What’s been conventional wisdom is now being confirmed by scientific studies: Lies spread faster than the truth.
In an effort to quantify and measure our fervor and passion for sensationalized falsehoods, three MIT researchers, Soroush Vosoughi, Deb Roy, and Sinan Aral, analysed more than 125,000 stories that were tweeted more than 4.5 million times from 2006 to 2017. About 3 million people participated in spreading these stories.
In the report, titled “The spread of true and false news online,” published in the journal, Science, researchers wrote the following.
“There is worldwide concern over false news and the possibility that it can influence political, economic, and social well-being.”

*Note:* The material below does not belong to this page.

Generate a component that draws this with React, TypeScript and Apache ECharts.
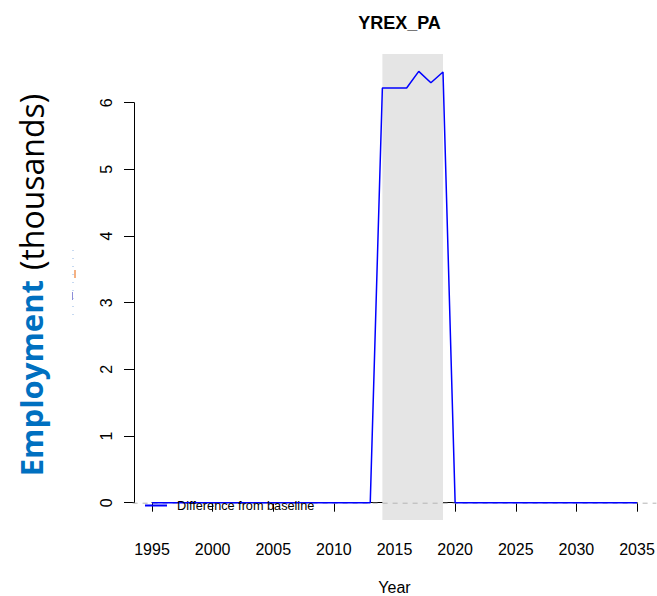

MIT researchers classified news as true or false using information from six fact-checking organizations. Falsehoods, apparently, spread like wildfire. In particular, Twitter users are more inclined to share fake political news, than, for example, fake news about terrorism, science, or natural disasters.
It takes factual news six times as long as fake news to reach 1,500 people, and 20 times as long as fake news to reach a cascade depth of 10, MIT researchers wrote.
In January, Twitter published a blog post detailing Russia-linked bot activity on the social media platform. During the time period Twitter investigated bot activity, over 175,000 Twitter messages were sent out by bots. Only 8.4 percent of them, however, were election-related. In total, 50,000 automated bot accounts were found to be connected to Russian bot and troll farms.
The Mueller investigation, which is meant to investigate the alleged Trump-Russia connection, recently entered a new chapter. The Special Counsel indicted 13 Russian citizens, who are thought to be connected to an infamous St. Petersburg-based bot farm and disinformation operation, called the Internet Research Agency. As Tech Crunch reported at the time, the Russians face multiple charges, including one count of conspiracy to defraud the United States.
The MIT findings contradict the popular opinion that it is indeed bots, Russian bots for that matter, that are the main reason so many social media users are exposed to fake news on a daily basis. Apparently, it is not the bots to blame, it’s us. Real Twitter users are the driving force behind the spread of fake news.
Initially, the researchers ran the analysis after removing all the bot accounts. However, once they added them back, nothing changed. The overall conclusion remained the same.
“When we added bot traffic back into the analysis, we found that none of our main conclusions changed — false news still spread farther, faster, deeper, and more broadly than the truth in all categories of information.”
Why does fake news spread so fast? Because it fulfills our desire for novelty, MIT researchers claim. We are simply more likely to share novel information. Novelty, they wrote, encourages information sharing, updates our understanding of the world, and attracts attention.